**DATA EXCERPT**
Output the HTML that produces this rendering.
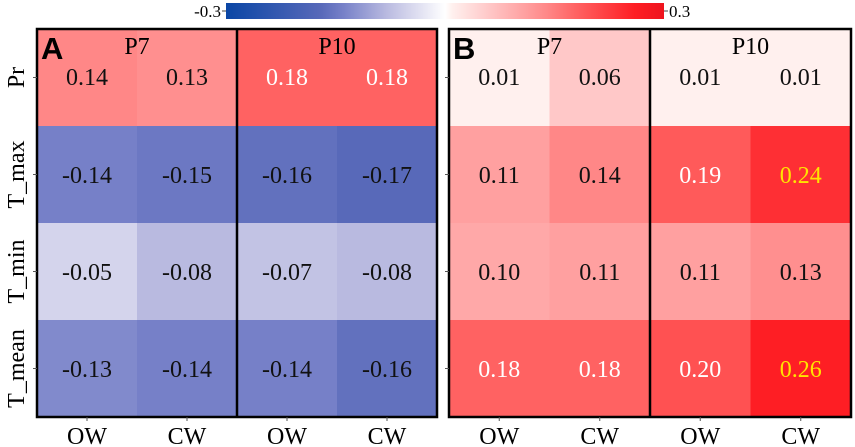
<!DOCTYPE html>
<html><head><meta charset="utf-8">
<style>
body{margin:0;background:#fff;}
svg{display:block;font-family:"Liberation Serif",serif;}
</style></head>
<body>
<svg id="c" width="855" height="447" viewBox="0 0 855 447"></svg>
<script>
const rows=['Pr','T_max','T_min','T_mean'];
const cols=['OW','CW','OW','CW'];
const groups=['P7','P10'];
const valuesA=[[0.14,0.13,0.18,0.18],[-0.14,-0.15,-0.16,-0.17],[-0.05,-0.08,-0.07,-0.08],[-0.13,-0.14,-0.14,-0.16]];
const valuesB=[[0.01,0.06,0.01,0.01],[0.11,0.14,0.19,0.24],[0.10,0.11,0.11,0.13],[0.18,0.18,0.20,0.26]];
const scaleTicks=['-0.3','0.3'];
const stops=[[-0.3,[10,70,165]],[-0.17,[88,105,185]],[-0.14,[118,128,200]],[-0.08,[185,186,224]],[-0.05,[212,212,236]],[0,[255,255,255]],[0.01,[255,240,238]],[0.06,[255,200,200]],[0.11,[255,160,160]],[0.14,[255,135,135]],[0.18,[255,98,98]],[0.26,[254,30,36]],[0.3,[238,20,30]]];
function color(v){
  for(let i=0;i<stops.length-1;i++){const a=stops[i],b=stops[i+1];
    if(v<=b[0]){const t=Math.max(0,(v-a[0])/(b[0]-a[0]));return 'rgb('+a[1].map((c,k)=>Math.round(c+(b[1][k]-c)*t)).join(',')+')';}}
  return 'rgb(238,20,30)';
}
const svg=document.getElementById('c');const NS='http://www.w3.org/2000/svg';
function el(t,a,p){const e=document.createElementNS(NS,t);for(const k in a)e.setAttribute(k,a[k]);(p||svg).appendChild(e);return e;}
const defs=el('defs',{});const lg=el('linearGradient',{id:'g',x1:0,x2:1,y1:0,y2:0},defs);
stops.forEach(s=>el('stop',{offset:((s[0]+0.3)/0.6*100)+'%','stop-color':color(s[0])},lg));
const cbX0=226,cbX1=664;
const cb=el('rect',{x:cbX0,y:3,width:cbX1-cbX0,height:16,fill:'url(#g)'});


el('line',{x1:cbX0-4,x2:cbX0,y1:11,y2:11,stroke:'#444'});el('line',{x1:cbX1,x2:cbX1+4,y1:11,y2:11,stroke:'#444'});
let t=el('text',{x:cbX0-5,y:17,'text-anchor':'end','font-size':17});t.textContent=scaleTicks[0];


t=el('text',{x:cbX1+5,y:17,'font-size':17});t.textContent=scaleTicks[1];


const topY=29,rowH=97;
function panel(x0,cw,vals,letter,name){
  const g=el('g',{});
  
  
  vals.forEach((r,i)=>r.forEach((v,j)=>{
    const c=el('rect',{x:x0+j*cw,y:topY+i*rowH,width:cw+0.5,height:rowH+0.5,fill:color(v)},g);
    
    
    const av=Math.abs(v);const fill=av>=0.24?'#ffe400':(av>=0.18?'#fff':'#111');
    const tx=el('text',{x:x0+j*cw+cw/2,y:topY+i*rowH+(i==0?56:57),'text-anchor':'middle','font-size':24,fill:fill},g);
    tx.textContent=v.toFixed(2);
    
    
  }));
  el('rect',{x:x0,y:topY,width:cw*4,height:rowH*4,fill:'none',stroke:'#000','stroke-width':2.5},g);
  el('line',{x1:x0+cw*2,x2:x0+cw*2,y1:topY,y2:topY+rowH*4,stroke:'#000','stroke-width':2.5},g);
  groups.forEach((gn,k)=>{const tt=el('text',{x:x0+cw*(2*k+1),y:topY+25,'text-anchor':'middle','font-size':24},g);tt.textContent=gn;
    
    });
  const L=el('text',{x:x0+4,y:topY+30,'font-size':31,'font-weight':'bold','font-family':'Liberation Sans,sans-serif'},g);L.textContent=letter;
  
  
  cols.forEach((cn,j)=>{const cx=x0+j*cw+cw/2;el('line',{x1:cx,x2:cx,y1:topY+rowH*4,y2:topY+rowH*4+4,stroke:'#555'},g);
    const ct=el('text',{x:cx,y:444,'text-anchor':'middle','font-size':24},g);ct.textContent=cn;
    
    });
  rows.forEach((rn,i)=>{const cy=topY+i*rowH+rowH/2;el('line',{x1:x0-4,x2:x0,y1:cy,y2:cy,stroke:'#555'},g);});
}
panel(37,100,valuesA,'A','panel-a');
panel(449,100.5,valuesB,'B','panel-b');
rows.forEach((rn,i)=>{const cy=topY+i*rowH+rowH/2;
  const rt=el('text',{x:0,y:0,'text-anchor':'middle','font-size':24,transform:'translate(24,'+cy+') rotate(-90)'});rt.textContent=rn;
  
  });
</script>
</body></html>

**WHAT THE TASK REQUIRES**
Omitting all images, print the listing exactly.

**WRITTEN ANSWER**
Output the HTML that produces this rendering.
<!DOCTYPE html>
<html><head><meta charset="utf-8">
<style>
body{margin:0;background:#fff;}
svg{display:block;font-family:"Liberation Serif",serif;}
</style></head>
<body>
<svg id="c" width="855" height="447" viewBox="0 0 855 447"></svg>
<script>
const rows=['Pr','T_max','T_min','T_mean'];
const cols=['OW','CW','OW','CW'];
const groups=['P7','P10'];
const valuesA=[[0.14,0.13,0.18,0.18],[-0.14,-0.15,-0.16,-0.17],[-0.05,-0.08,-0.07,-0.08],[-0.13,-0.14,-0.14,-0.16]];
const valuesB=[[0.01,0.06,0.01,0.01],[0.11,0.14,0.19,0.24],[0.10,0.11,0.11,0.13],[0.18,0.18,0.20,0.26]];
const scaleTicks=['-0.3','0.3'];
const stops=[[-0.3,[10,70,165]],[-0.17,[88,105,185]],[-0.14,[118,128,200]],[-0.08,[185,186,224]],[-0.05,[212,212,236]],[0,[255,255,255]],[0.01,[255,240,238]],[0.06,[255,200,200]],[0.11,[255,160,160]],[0.14,[255,135,135]],[0.18,[255,98,98]],[0.26,[254,30,36]],[0.3,[238,20,30]]];
function color(v){
  for(let i=0;i<stops.length-1;i++){const a=stops[i],b=stops[i+1];
    if(v<=b[0]){const t=Math.max(0,(v-a[0])/(b[0]-a[0]));return 'rgb('+a[1].map((c,k)=>Math.round(c+(b[1][k]-c)*t)).join(',')+')';}}
  return 'rgb(238,20,30)';
}
const svg=document.getElementById('c');const NS='http://www.w3.org/2000/svg';
function el(t,a,p){const e=document.createElementNS(NS,t);for(const k in a)e.setAttribute(k,a[k]);(p||svg).appendChild(e);return e;}
const defs=el('defs',{});const lg=el('linearGradient',{id:'g',x1:0,x2:1,y1:0,y2:0},defs);
stops.forEach(s=>el('stop',{offset:((s[0]+0.3)/0.6*100)+'%','stop-color':color(s[0])},lg));
const cbX0=226,cbX1=664;
const cb=el('rect',{x:cbX0,y:3,width:cbX1-cbX0,height:16,fill:'url(#g)'});


el('line',{x1:cbX0-4,x2:cbX0,y1:11,y2:11,stroke:'#444'});el('line',{x1:cbX1,x2:cbX1+4,y1:11,y2:11,stroke:'#444'});
let t=el('text',{x:cbX0-5,y:17,'text-anchor':'end','font-size':17});t.textContent=scaleTicks[0];


t=el('text',{x:cbX1+5,y:17,'font-size':17});t.textContent=scaleTicks[1];


const topY=29,rowH=97;
function panel(x0,cw,vals,letter,name){
  const g=el('g',{});
  
  
  vals.forEach((r,i)=>r.forEach((v,j)=>{
    const c=el('rect',{x:x0+j*cw,y:topY+i*rowH,width:cw+0.5,height:rowH+0.5,fill:color(v)},g);
    
    
    const av=Math.abs(v);const fill=av>=0.24?'#ffe400':(av>=0.18?'#fff':'#111');
    const tx=el('text',{x:x0+j*cw+cw/2,y:topY+i*rowH+(i==0?56:57),'text-anchor':'middle','font-size':24,fill:fill},g);
    tx.textContent=v.toFixed(2);
    
    
  }));
  el('rect',{x:x0,y:topY,width:cw*4,height:rowH*4,fill:'none',stroke:'#000','stroke-width':2.5},g);
  el('line',{x1:x0+cw*2,x2:x0+cw*2,y1:topY,y2:topY+rowH*4,stroke:'#000','stroke-width':2.5},g);
  groups.forEach((gn,k)=>{const tt=el('text',{x:x0+cw*(2*k+1),y:topY+25,'text-anchor':'middle','font-size':24},g);tt.textContent=gn;
    
    });
  const L=el('text',{x:x0+4,y:topY+30,'font-size':31,'font-weight':'bold','font-family':'Liberation Sans,sans-serif'},g);L.textContent=letter;
  
  
  cols.forEach((cn,j)=>{const cx=x0+j*cw+cw/2;el('line',{x1:cx,x2:cx,y1:topY+rowH*4,y2:topY+rowH*4+4,stroke:'#555'},g);
    const ct=el('text',{x:cx,y:444,'text-anchor':'middle','font-size':24},g);ct.textContent=cn;
    
    });
  rows.forEach((rn,i)=>{const cy=topY+i*rowH+rowH/2;el('line',{x1:x0-4,x2:x0,y1:cy,y2:cy,stroke:'#555'},g);});
}
panel(37,100,valuesA,'A','panel-a');
panel(449,100.5,valuesB,'B','panel-b');
rows.forEach((rn,i)=>{const cy=topY+i*rowH+rowH/2;
  const rt=el('text',{x:0,y:0,'text-anchor':'middle','font-size':24,transform:'translate(24,'+cy+') rotate(-90)'});rt.textContent=rn;
  
  });
</script>
</body></html>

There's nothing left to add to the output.